### Written exercise
Select and copy out every line in the records containing "that".
# start of Extracted records
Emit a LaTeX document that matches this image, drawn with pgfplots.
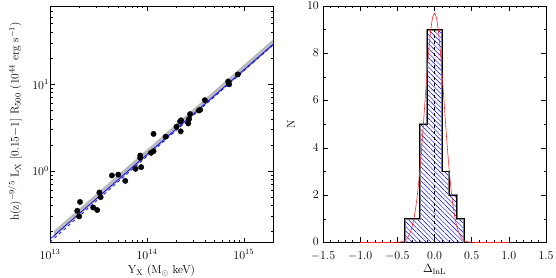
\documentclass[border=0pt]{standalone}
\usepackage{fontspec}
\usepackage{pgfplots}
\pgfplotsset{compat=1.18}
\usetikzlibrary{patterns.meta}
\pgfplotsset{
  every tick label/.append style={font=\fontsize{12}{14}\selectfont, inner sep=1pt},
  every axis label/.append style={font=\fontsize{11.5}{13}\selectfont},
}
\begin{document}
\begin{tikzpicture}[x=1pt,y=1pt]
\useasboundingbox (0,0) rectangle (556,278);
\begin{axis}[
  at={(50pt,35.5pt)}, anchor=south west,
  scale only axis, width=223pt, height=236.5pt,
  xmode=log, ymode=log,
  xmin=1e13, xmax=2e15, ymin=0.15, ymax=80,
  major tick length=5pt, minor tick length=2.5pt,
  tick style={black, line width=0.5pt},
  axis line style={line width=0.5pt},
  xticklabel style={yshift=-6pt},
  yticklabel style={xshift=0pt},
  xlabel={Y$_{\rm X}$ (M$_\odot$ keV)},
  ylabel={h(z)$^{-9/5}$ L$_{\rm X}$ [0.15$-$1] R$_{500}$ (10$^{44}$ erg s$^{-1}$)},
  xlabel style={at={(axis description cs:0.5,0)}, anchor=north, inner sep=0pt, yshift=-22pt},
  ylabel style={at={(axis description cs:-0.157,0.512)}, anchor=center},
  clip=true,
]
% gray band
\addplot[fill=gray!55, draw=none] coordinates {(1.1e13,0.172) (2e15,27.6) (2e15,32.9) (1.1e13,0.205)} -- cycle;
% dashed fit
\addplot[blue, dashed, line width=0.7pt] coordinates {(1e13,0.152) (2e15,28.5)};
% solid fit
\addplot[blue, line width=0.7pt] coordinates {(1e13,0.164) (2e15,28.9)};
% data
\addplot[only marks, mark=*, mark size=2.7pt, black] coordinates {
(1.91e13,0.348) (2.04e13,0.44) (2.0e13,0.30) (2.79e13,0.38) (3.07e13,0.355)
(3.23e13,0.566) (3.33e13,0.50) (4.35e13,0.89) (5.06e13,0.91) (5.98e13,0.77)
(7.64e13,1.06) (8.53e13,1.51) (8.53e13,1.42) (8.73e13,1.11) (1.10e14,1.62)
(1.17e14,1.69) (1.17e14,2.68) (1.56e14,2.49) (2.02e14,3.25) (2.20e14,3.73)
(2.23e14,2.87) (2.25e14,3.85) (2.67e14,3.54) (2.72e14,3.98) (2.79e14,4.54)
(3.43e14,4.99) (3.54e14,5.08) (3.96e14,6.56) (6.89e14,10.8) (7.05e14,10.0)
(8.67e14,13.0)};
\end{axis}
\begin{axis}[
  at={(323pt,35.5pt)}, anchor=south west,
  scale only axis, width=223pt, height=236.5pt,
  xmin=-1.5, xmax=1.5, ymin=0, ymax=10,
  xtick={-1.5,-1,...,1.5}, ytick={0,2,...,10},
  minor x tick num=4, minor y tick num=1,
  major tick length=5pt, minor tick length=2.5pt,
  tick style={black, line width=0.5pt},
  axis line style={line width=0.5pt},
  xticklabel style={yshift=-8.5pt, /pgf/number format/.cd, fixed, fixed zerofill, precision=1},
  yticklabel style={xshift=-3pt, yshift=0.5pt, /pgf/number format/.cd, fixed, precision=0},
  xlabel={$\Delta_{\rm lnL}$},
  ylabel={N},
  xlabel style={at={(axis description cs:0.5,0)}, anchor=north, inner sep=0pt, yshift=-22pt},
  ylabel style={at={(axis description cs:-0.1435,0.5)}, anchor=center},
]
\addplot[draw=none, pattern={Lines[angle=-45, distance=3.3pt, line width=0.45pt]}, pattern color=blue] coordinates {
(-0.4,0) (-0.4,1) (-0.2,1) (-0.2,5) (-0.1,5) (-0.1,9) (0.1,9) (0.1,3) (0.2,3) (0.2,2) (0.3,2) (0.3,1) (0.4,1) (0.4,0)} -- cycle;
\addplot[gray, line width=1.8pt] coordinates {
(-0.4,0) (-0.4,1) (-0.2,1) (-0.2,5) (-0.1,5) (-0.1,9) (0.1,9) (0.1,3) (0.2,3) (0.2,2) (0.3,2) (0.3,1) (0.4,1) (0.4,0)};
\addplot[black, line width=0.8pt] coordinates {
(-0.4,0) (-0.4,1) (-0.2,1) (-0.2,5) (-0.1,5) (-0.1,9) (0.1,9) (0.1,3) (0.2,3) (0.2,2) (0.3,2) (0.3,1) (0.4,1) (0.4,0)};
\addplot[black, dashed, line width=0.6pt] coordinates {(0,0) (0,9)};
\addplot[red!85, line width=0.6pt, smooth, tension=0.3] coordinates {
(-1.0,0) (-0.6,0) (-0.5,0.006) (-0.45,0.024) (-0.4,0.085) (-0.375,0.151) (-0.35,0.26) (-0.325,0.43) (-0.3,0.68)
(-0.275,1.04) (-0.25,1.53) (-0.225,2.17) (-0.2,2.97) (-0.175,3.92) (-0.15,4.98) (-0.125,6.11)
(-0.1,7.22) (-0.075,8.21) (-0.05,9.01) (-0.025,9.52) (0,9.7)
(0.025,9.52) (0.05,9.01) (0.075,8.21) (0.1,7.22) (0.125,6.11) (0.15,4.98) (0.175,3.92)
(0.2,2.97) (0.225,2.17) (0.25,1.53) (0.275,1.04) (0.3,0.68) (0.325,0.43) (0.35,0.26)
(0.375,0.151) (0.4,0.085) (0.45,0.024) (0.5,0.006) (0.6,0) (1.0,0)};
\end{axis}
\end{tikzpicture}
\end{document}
# end of Extracted records
# start of Extracted records
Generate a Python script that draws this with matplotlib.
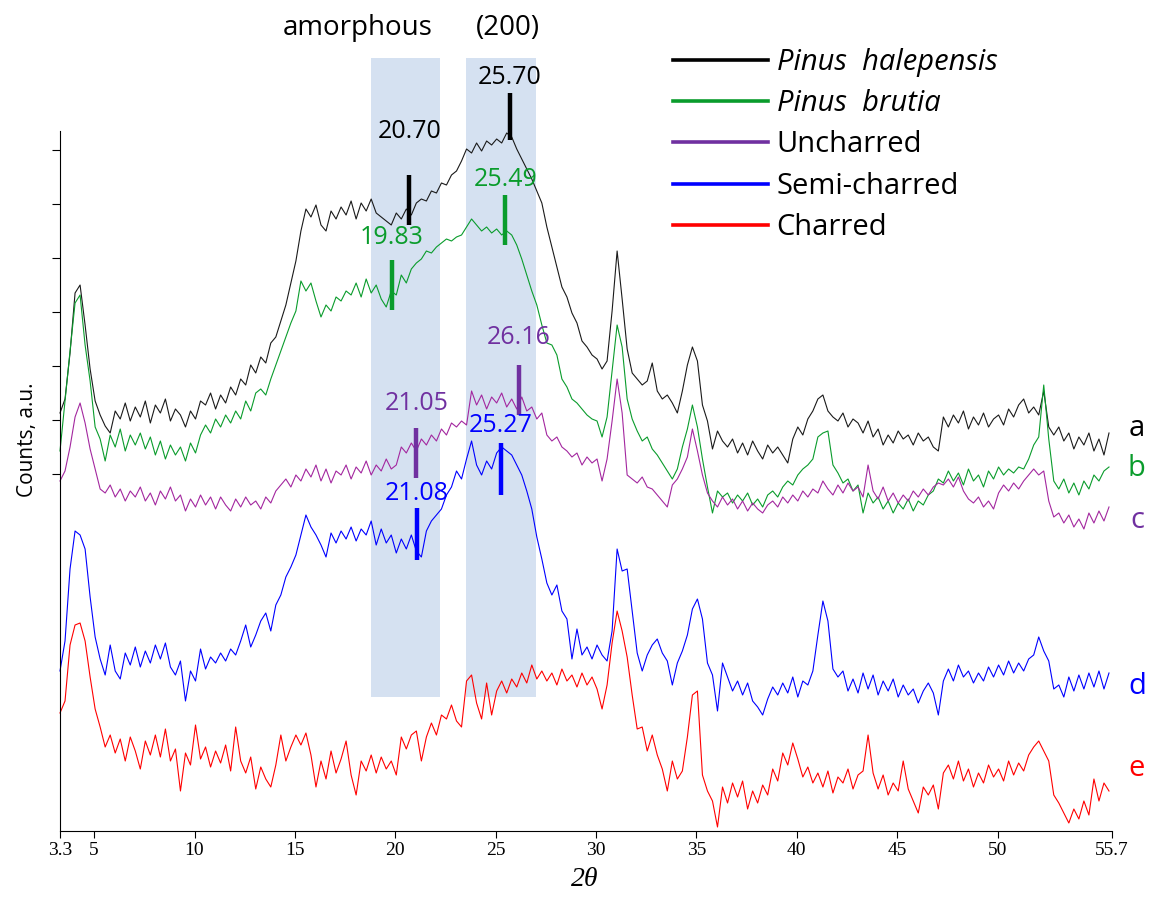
# end of Extracted records
### Exercise solution
Emit a LaTeX document that matches this image, drawn with pgfplots.
Generate a Python script that draws this with matplotlib.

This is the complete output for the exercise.